そんな私がなぜ今回審査を受けようと考えたかと言えば、それは近年になり、指導する中学生だけでなく、若い剣士と稽古をすることが増えたからです。加えて、稽古をしていると、ここが痛い、あそこが痛いという年齢になりました。知り合いが膝の手術をして審査挑戦を諦めたという話を聞き、体が動くうちに一度挑戦をしてみるかという気持ちになったのがきっかけです。八段審査に向かうことを決めてからは、菊池高校で行なわれている菊池郡市の稽古会に顔を出すようになり、毎日課題をもって稽古に取り組むようになりました。
とはいえ、私の中心はやはり中学生との稽古です。中学生とはいえ、3年生ともなれば良い稽古相手になります。毎日手を合わせているのでこちらの意図も筒抜けであり、技を綺麗にかえされる場面も少なくありません。そのたびに、「まだまだだな」と自分に言い聞かせるわけです。もちろん、上手の先生に掛かる稽古は必要だと思いますが、大先生に気で圧されて何もできなかったという経験が、どれだけ実力向上に役立つかは難しいところです。その気迫に対して割って打つようなことができればよいのでしょうが、そう簡単なことではありません。私は中学生と五分の稽古を繰り返す中で地力を蓄えたことが、今回の合格にもつながったと考えています。

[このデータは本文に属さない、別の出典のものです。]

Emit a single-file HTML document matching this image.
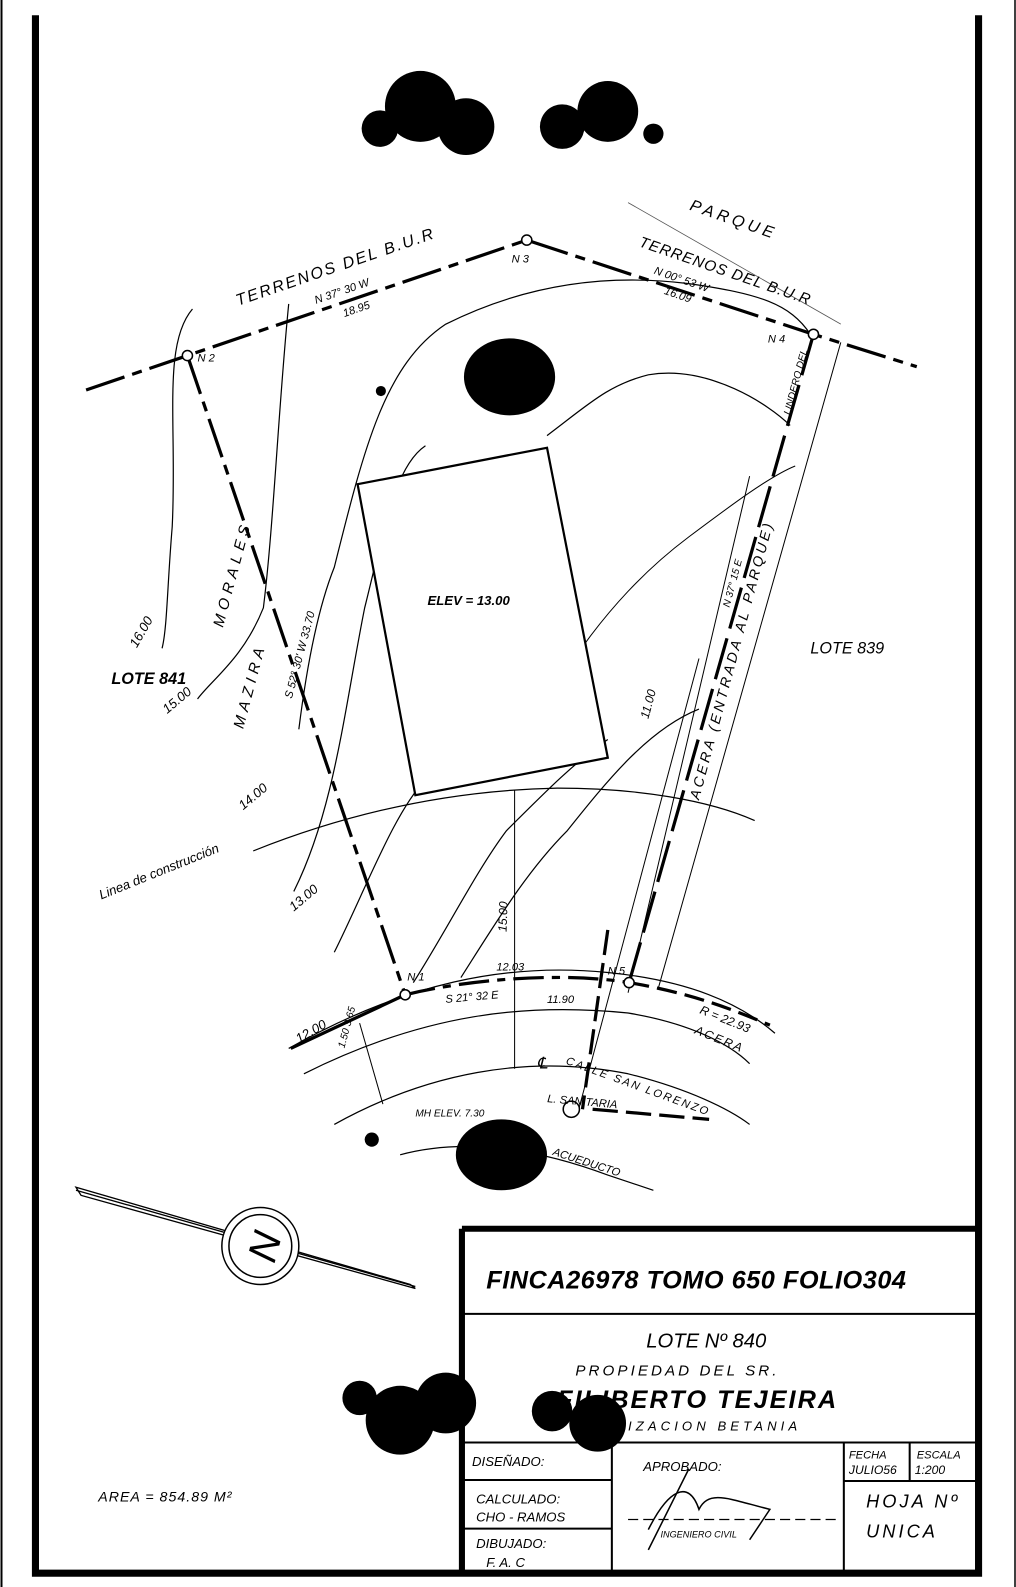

私が稽古の際にいつも考えているのは、自分の段位に見合った剣道を実践するということです。昔話になりますが、初段をとったときに当時の先生から「初段に合格したから初段じゃないんだぞ。初段合格は、これから初段の修行をする入り口に立ったということだ」という話をいただきました。この言葉が私の中にはずっと残っており、六段のときは六段らしく、七段になってからも八段を目指すというよりは、七段らしい剣道を求めていこうという気持ちで稽古に取り組んできました。その結果が、合格へとつながったのだと感じています。
相手に正面から向かう気迫と攻め
基本どおりの打ちで冴えを求める
今回のテーマである「鋭い打突を身につける」ことは、私が中学生に指導をする際に気をつけていることでもあります。勢いがなければ打突に冴えも生まれませんから、一本を取ることもできません。「勢い」というととても抽象的な言葉ですが、詰まるところは構えたときの気勢・気迫、そこからの攻め、捨て切った打突とその冴え、ということになるのかなと思います。中途半端な技はやはり軽いですし、捨て切って打ったときこそ、勢いも冴えも出ると考えています。

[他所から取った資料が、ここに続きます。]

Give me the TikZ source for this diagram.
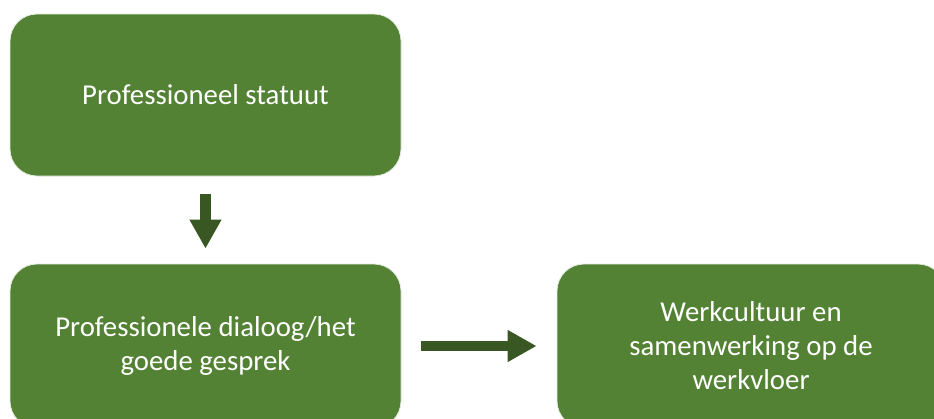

では、鋭い打突を身につけるためにまず何を意識すればいいのかといえば、それは構えだと思います。中学生に指導している際によくいうのは、左足の向きです。「あなたの右足はまっすぐ相手を見ているけど、左足はどこを見ていますか?」という話をするときは、だいたい左足がいわゆる撞木足になっています。左足が外側を向いていると、体は右足と左足の間に向かって進んでいきます。これが打突時であれば、体が進みたい方向とは違う方向に無理に打ち出そうとするわけですから、よく見るような体が流れた打ちになってしまうわけです。
体が流れた打突は、一見素早く打っているように見えることもありますが、勢いという面では心許ないところがあります。これは相手が止まった状態から同じように打ってみるとよく分かります。攻め合いの中で、相手が出てきたところに打つ場合は良い打突音が響くのに、止まっているとそれが鳴らない。その理由は、打突に勢いがないからです。相手の勢いを利用するのではなく、自分の勢いだけでもしっかりと冴えのある打突にしていかなければなりません。そのためには、やはり右足も左足も、相手を向いている必要があるわけです。